The three days of review sessions were a blur. We holed up in a house outside of town (I say house, but it was more like a mansion, complete with private screening room), graciously offered to us by a Film Society board member, to review the applications. The review sessions were followed by dinner, and then screenings of the panelists’ work (big crowds for both nights), and then drinking. And more drinking. I tried too hard, at first, to be liked and admired. I alternated between saying nothing at all, to saying too much, too quickly. But at some point, something happened. I got to know these people. And they got to know me. And I think we liked each other.

I want Joanna Priestley to invite me into her home, and let me live with her for a while. We’d go swimming together, and do yoga, every day. I’d talk too much, but she’d always ask the right questions. She would tell me that I should go to graduate school for creative writing, and that most women don’t know what they want to do until they’re in their thirties. She would tell me things like that every day, because I need to hear things like that, every day.

I’d heard that she met her husband in a library.

“Is that true?” I asked.

“It was a film library, at Cal Arts. But he was eight years younger than me, and I wasn’t interested.”

Eight years younger? I asked if he was a child prodigy. Turns out she didn’t go to Cal Arts until she was in her thirties, and didn’t get married until she was 43. I needed to hear that right about now.

Bennett Miller is hard to talk to. I don’t know if it’s because he’s sarcastic, or because I’m usually attracted to wiry, Jewish guys from New York. Here’s a sample conversation, after I found out he worked on a possible television pilot for my favorite radio program, “This American Life”:

“Do you know Sarah Vowell?”

“Yeah, we celebrated our birthdays together the last few years.”

“Do you know David Sedaris?”


“Do you know David Rakoff?”



It took a few days, but we eventually developed some kind of rapport. Later, he told me I reminded him of Sarah Vowell. I told him it was the best compliment I’d ever received.

David Gordon Green looks like a frat boy, complete with hair that’s a little too long, khaki pants, and the ever present baseball cap. He’s 26 years old. He likes Radiohead. He argued the merits of the Backstreet Boys over En Sync. He once told an interviewer that Kevin Smith had lowered the bar for independent filmmaking, and created a sort of Special Olympics for film, a quote that was reprinted in the Chronicle the week he arrived (when Kevin Smith was in town premiering his new film). I told him I wanted to set up a Kevin Smith/David Gordon Green face off, complete with a ring and audience. He was all up for it. When Caroline and I explained our Rick Linklater theory (he only engages in conversation with male filmmakers and 19 year old big-breasted women, which he demonstrated throughout the week), David leaned over and whispered in my ear, “Hit me if you ever see me doing that.”
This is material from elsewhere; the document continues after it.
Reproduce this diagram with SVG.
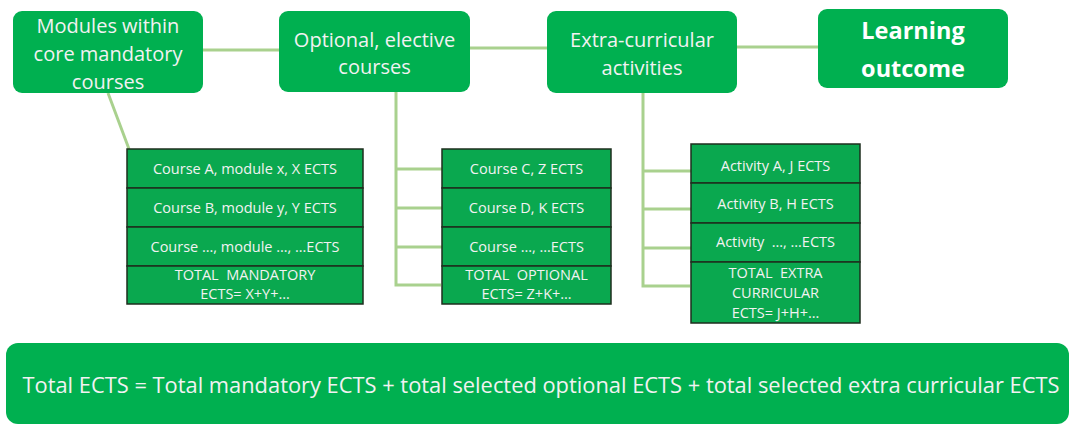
<svg xmlns="http://www.w3.org/2000/svg" width="1071" height="425" viewBox="0 0 1071 425">
<style>
.node{fill:#00B050;}
.t{font-family:"Open Sans","Noto Sans",sans-serif;fill:#F2F2F2;text-anchor:middle;white-space:pre;}
.nt{font-size:20px;}
.bt{font-size:23.5px;font-weight:bold;fill:#FFFFFF;}
.ct{font-size:14.5px;}
.cell{fill:#0AA84F;stroke:#1E2E1E;stroke-width:1.5;}
.conn{stroke:#A9D18E;stroke-width:3;fill:none;}
</style>
<rect width="1071" height="425" fill="#FFFFFF"/>
<g id="connectors">
<line class="conn" x1="203" y1="50" x2="280" y2="50"/>
<line class="conn" x1="470" y1="48" x2="548" y2="48"/>
<line class="conn" x1="737" y1="47" x2="819" y2="47"/>
<line class="conn" x1="108" y1="93" x2="129" y2="149"/>
<polyline class="conn" points="396,92 396,285 441,285"/>
<line class="conn" x1="396" y1="169" x2="442" y2="169"/>
<line class="conn" x1="396" y1="208" x2="442" y2="208"/>
<line class="conn" x1="396" y1="247" x2="442" y2="247"/>
<polyline class="conn" points="643,93 643,286 690,286"/>
<line class="conn" x1="643" y1="171" x2="691" y2="171"/>
<line class="conn" x1="643" y1="209" x2="691" y2="209"/>
<line class="conn" x1="643" y1="248" x2="691" y2="248"/>
</g>
<g id="node-mandatory">
<rect class="node" x="13" y="11" width="190" height="82" rx="9"/>
<text class="t nt" x="108" y="33">Modules within</text>
<text class="t nt" x="108" y="61">core mandatory</text>
<text class="t nt" x="108" y="89">courses</text>
</g>
<g id="node-optional">
<rect class="node" x="279" y="11" width="191" height="81" rx="9"/>
<text class="t nt" x="374.5" y="47">Optional, elective</text>
<text class="t nt" x="374.5" y="74">courses</text>
</g>
<g id="node-extra">
<rect class="node" x="547" y="11" width="190" height="82" rx="9"/>
<text class="t nt" x="642" y="47">Extra-curricular</text>
<text class="t nt" x="642" y="75">activities</text>
</g>
<g id="node-outcome">
<rect class="node" x="818" y="9" width="190" height="79" rx="9"/>
<text class="t bt" x="913" y="39">Learning</text>
<text class="t bt" x="913" y="77">outcome</text>
</g>
<g id="table-mandatory">
<rect class="cell" x="127" y="149" width="236" height="39"/>
<rect class="cell" x="127" y="188" width="236" height="39"/>
<rect class="cell" x="127" y="227" width="236" height="39"/>
<rect class="cell" x="127" y="266" width="236" height="38"/>
<text class="t ct" x="245" y="174">Course A, module x, X ECTS</text>
<text class="t ct" x="245" y="213">Course B, module y, Y ECTS</text>
<text class="t ct" x="245" y="252">Course …, module …, …ECTS</text>
<text class="t ct" x="245" y="280">TOTAL  MANDATORY</text>
<text class="t ct" x="245" y="299">ECTS= X+Y+…</text>
</g>
<g id="table-optional">
<rect class="cell" x="442" y="149" width="169" height="39"/>
<rect class="cell" x="442" y="188" width="169" height="39"/>
<rect class="cell" x="442" y="227" width="169" height="39"/>
<rect class="cell" x="442" y="266" width="169" height="38"/>
<text class="t ct" x="526.5" y="174">Course C, Z ECTS</text>
<text class="t ct" x="526.5" y="213">Course D, K ECTS</text>
<text class="t ct" x="526.5" y="252">Course …, …ECTS</text>
<text class="t ct" x="526.5" y="280">TOTAL  OPTIONAL</text>
<text class="t ct" x="526.5" y="299">ECTS= Z+K+…</text>
</g>
<g id="table-extra">
<rect class="cell" x="691" y="144" width="169" height="39"/>
<rect class="cell" x="691" y="183" width="169" height="40"/>
<rect class="cell" x="691" y="223" width="169" height="39"/>
<rect class="cell" x="691" y="262" width="169" height="61"/>
<text class="t ct" x="775.5" y="171">Activity A, J ECTS</text>
<text class="t ct" x="775.5" y="209">Activity B, H ECTS</text>
<text class="t ct" x="775.5" y="247">Activity  …, …ECTS</text>
<text class="t ct" x="775.5" y="278">TOTAL  EXTRA</text>
<text class="t ct" x="775.5" y="298">CURRICULAR</text>
<text class="t ct" x="775.5" y="318">ECTS= J+H+…</text>
</g>
<g id="node-total">
<rect class="node" x="6" y="343" width="1063" height="81" rx="12"/>
<text class="t" x="541" y="393" font-size="22" textLength="1037" lengthAdjust="spacingAndGlyphs">Total ECTS = Total mandatory ECTS + total selected optional ECTS + total selected extra curricular ECTS</text>
</g>
</svg>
How in the world, then, did this man create one of the most beautiful films I’ve ever seen? Did I mention he’s only 26 years old? I cried four times when I saw “George Washington.” I do not own a DVD player, and I may never own a DVD player, but I am buying this film on DVD when it comes out in March. If you could see the way my face looks when I talk about this film, then you would buy it too.

Speed Levitch (the star of “The Cruise”) happened to be in town, and he showed up for the screening of “The Cruise,” and accompanied us out afterwards. When I heard he liked to dance, I invited him to Waxploitation, a DJ event taking place at a local club. I gave him a flyer, and told him not to feel obligated; I just wanted him to have options. His response:

“I love options. Options are so important. In many ways, options are the only things we have control over; we certainly have no control over the outcomes.”

So you see, Speed Levitch in real life is not that different from Speed Levitch on the big screen. But I found him fascinating all the same.

Joanna likes to swim, and I told her she must go to Barton Springs, even if I had to take her myself. I arranged to meet her at the Four Seasons, and before I knew it we were all going: Bennett, Speed, Joanna, Elisabeth, and myself. Joanna loved it, like I knew she would. She told me, “Thank you for bringing me here. You are very lucky to have this place.” We lost Speed early on, and started to worry. Bennett finally saw him, across the Springs, and halfway up the hill, sitting on the grass, surrounded by three scantily clad women. We thought he was probably okay.

in which she considers herself very lucky

And in the middle of all that, my car broke down on the way to see “George Washington.” One of the main reasons I had my cell phone was in case my car broke down. And my AAA card was stolen as well. It was hot. It was a struggle to find a pay phone. And the only thing I could think was that I did not want to deal with this right now. Maybe after the sun had set, but not right now. I called my friend Corey, who lives down the street. In ten minutes, he was there, and drove me all the way to the Arbor. I even made it to dinner on time. Elisabeth lent me her AAA card, Caroline waited with me for the tow truck to come, Kat chauffeured me around the next day, and Daniel took me to pick up my car. I remember a time, not so long ago, when I never would have had so many people in my life to help me out when things like this happen.

in which she draws some conclusions, and makes a reference to something she said earlier, a la “This American Life”

It was hard for the week to end. It was inspirational to be around these people (and I don't use that word lightly). It was hard to go back to work. It is, still, hard to be at work, where I spend most of the day hitting the refresh button on my hotmail account, it seems. I know something has to change. And pretty soon. I’m looking at my options, Speed. I’m looking at my options.